Hence, we have seen the detrimental effects of the Eastern life on these transplanted Midwesterners. As Nick says near the end of the novel, "Even when the East excited me most…it had always for me a quality of distortion…After Gatsby's death the East was haunted for me like that, distorted beyond my eyes' power of correction"(p. 155). The Eastern lifestyle promoted Gatsby's fixation on the superficial and underground crime, Daisy's frivolity and self-delusion, and Tom's selfishness and hypocrisy. Moral fiber and a sense of family togetherness were lost on them all, and all were totally devoid of any degree of spirituality. These voids were manifested in their lack of fulfillment and purpose in life. If ever the characters did possess any elements of Midwestern values system, they lost them in the East. Only Nick's "provincial squeamishness" and strong Midwestern foundation prevented him from being sucked into the moral and spiritual vacuum that was the East. However, the other characters did not fare as well; Gatsby lost his life, and both Daisy and Tom lost their "true" loves in their careless searches for worldly pleasure. And careless they certainly were; to quote Nick, "they were careless people, Tom and Daisy-they smashed up things and creatures and then retreated back into their money or their vast carelessness, or whatever it was that kept them together, and let other people clean up the mess they had made..."(p.158) The East provided the ideal environment for this carelessness. At the beginning of the novel, Tom and Jordan discuss the merit of living in the East:

"Oh, I'll stay in the East, don't you worry," he said. "…I'd be a…fool to live anywhere else."

At this point [Jordan] said 'Absolutely!'" (p. 15)

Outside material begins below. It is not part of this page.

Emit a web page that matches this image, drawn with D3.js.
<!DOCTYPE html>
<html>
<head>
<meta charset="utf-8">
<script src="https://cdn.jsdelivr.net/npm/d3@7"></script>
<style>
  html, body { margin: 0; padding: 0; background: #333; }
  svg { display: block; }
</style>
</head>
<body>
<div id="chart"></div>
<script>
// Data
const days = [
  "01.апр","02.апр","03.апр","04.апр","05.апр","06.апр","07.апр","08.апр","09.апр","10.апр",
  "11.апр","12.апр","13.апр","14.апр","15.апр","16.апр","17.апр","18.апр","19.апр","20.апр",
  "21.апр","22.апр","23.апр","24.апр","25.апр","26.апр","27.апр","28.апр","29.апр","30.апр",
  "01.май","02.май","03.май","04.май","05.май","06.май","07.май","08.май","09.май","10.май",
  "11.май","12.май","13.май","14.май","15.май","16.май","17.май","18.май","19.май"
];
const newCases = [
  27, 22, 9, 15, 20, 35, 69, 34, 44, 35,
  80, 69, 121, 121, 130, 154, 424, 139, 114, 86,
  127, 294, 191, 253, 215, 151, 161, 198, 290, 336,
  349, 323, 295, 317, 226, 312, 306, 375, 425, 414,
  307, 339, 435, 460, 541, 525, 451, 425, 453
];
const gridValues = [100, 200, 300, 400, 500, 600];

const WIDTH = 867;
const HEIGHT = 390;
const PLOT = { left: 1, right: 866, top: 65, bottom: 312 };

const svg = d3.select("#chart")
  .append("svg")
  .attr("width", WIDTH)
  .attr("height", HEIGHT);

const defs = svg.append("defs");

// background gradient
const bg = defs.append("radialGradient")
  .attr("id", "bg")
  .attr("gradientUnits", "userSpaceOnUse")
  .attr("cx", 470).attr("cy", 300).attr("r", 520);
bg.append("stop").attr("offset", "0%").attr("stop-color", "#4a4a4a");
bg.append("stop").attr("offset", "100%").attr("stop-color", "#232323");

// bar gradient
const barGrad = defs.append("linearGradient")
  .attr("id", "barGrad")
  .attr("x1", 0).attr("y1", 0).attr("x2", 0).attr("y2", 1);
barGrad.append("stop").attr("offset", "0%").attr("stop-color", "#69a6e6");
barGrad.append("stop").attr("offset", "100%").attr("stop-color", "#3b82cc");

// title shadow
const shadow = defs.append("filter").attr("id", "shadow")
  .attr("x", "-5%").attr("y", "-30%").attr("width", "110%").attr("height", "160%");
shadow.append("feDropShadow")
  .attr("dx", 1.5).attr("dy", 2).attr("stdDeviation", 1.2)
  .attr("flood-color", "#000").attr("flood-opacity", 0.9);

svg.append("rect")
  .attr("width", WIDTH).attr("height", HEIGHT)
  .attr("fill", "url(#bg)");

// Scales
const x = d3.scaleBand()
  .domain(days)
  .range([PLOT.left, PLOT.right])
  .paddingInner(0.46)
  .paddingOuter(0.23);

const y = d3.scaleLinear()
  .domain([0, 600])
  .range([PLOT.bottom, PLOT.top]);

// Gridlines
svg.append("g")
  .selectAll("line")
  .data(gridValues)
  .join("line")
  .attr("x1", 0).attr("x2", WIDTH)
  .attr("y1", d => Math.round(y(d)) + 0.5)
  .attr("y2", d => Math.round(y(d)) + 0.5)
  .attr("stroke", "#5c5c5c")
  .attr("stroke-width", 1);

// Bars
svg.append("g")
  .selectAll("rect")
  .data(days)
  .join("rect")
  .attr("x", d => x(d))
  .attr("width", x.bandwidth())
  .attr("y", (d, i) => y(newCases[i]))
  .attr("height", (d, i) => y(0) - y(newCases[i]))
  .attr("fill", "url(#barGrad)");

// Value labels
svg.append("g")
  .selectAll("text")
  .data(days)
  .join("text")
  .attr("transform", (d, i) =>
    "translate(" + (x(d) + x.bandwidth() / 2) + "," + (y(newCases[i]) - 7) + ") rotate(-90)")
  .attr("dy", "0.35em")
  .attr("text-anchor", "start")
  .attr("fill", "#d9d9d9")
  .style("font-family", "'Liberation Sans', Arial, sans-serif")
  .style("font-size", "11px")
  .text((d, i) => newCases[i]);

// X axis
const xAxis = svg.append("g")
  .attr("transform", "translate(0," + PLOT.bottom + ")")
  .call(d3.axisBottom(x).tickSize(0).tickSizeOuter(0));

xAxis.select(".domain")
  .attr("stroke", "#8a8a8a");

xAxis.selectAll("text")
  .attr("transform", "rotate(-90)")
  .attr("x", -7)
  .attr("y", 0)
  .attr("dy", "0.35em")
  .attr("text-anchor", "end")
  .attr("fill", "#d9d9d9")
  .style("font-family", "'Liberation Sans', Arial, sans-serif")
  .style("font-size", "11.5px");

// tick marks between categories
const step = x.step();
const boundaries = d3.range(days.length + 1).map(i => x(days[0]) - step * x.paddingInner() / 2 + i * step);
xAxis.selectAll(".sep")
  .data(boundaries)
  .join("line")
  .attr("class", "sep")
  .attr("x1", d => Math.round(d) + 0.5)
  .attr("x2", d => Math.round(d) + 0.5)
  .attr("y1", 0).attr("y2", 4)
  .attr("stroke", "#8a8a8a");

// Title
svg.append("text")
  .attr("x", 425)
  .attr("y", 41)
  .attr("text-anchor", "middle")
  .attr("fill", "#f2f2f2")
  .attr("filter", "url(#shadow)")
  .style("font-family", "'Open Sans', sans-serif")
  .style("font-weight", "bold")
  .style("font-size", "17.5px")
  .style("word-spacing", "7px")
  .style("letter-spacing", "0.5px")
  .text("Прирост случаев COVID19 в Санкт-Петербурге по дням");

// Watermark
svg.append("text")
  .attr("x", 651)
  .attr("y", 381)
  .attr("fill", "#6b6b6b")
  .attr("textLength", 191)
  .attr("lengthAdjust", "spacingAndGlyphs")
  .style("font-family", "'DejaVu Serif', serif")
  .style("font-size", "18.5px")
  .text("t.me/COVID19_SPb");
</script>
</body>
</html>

These statements echo their belief that the East provided all the ingredients necessary for their happiness; in reality, however, the allurements of the East facilitated their destruction. Yet I believe that Tom, Daisy, and Jordan still would have held the same optimistic opinions of the East even at the end of their saga. In the East, they could take the American dream and run with it, pursuing life, liberty, happiness…and as much money and prestige as they desired in order to live the dream to its hilt. They manufactured their own brand of worldly fulfillment in the East, and, at least for a little while, the East allowed them to pursue this fulfillment.


Works Cited

Fitzgerald, F. Scott. The Great Gatsby. New York, Charles Scribner's Sons, 1925.

Stern, Milton. The Golden Moment: the Novels of F. Scott Fitzgerald. Urbana: University of Illinois Press, 1970.